ME: Hey bro, how are you, what’s happening?
MY BROTHER DAVE (panting): Have you spoken to Dad yet? Mum went to move the car and we can’t find her.
ME: What?
DAVE: There’s been a massive flash flood in Toowoomba, my phone is about to cut out, it’s a bit waterlogged. I was wading through the floodwater. Mum went to move the car and we haven’t seen her since.
ME: What? Where?
DAVE: It missed my cafe by 30 centimetres, but it ploughed through their shop. Dad is on the roof. Mum went to move the car and we can’t find her.
ME: I’m reading the news online now. It says two women are missing in Toowoomba.
DAVE: I’ll call you back.
ME: No, wait! What!? Toowoomba is on a mountain, how does it flood in Toowoomba?
DAVE: It just did. The whole place is a disaster zone. Have a look on the web.
ME: Are you OK?
DAVE: Yeah (panting). I just waded across the creek.
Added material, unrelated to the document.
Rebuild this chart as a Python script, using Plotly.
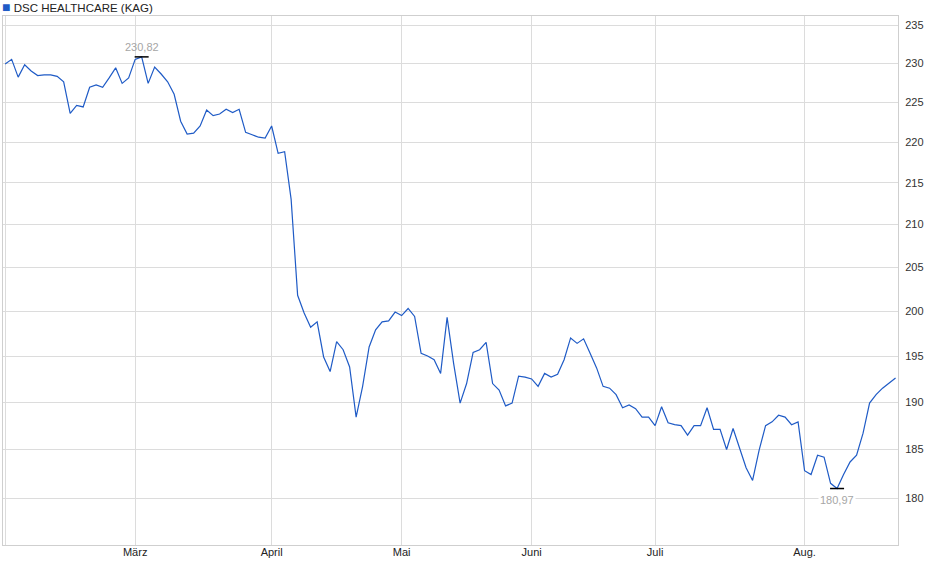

ME: I’m sure she’ll be fine. And they’ll have insurance.
DAVE: I’ll call you back.
ME: OK

I called Dad. Mum was indeed missing. It wasn’t easy to believe. Toowoomba is on a mountain. Flash floods happen in canyons to people in helmets. Not to my parents at work. He sounded worried. Imagine how a man standing on a roof looking for his wife in a river that used to be a street would sound. It was just like that.

The flood waters had started rising quickly. Mum had gone out the back of the shop to their little car parking area to move one of the cars to higher ground. The water was already up to the doors by the time she drove off. In the minutes since she’d been gone, the Toowoomba CBD had gone under. You might have seen the footage. Cars were being swept along like whitewater rafts made by grade seven woodworking students. They were taking out trees with the same ease as they were taking out wheelie bins. It was hectic.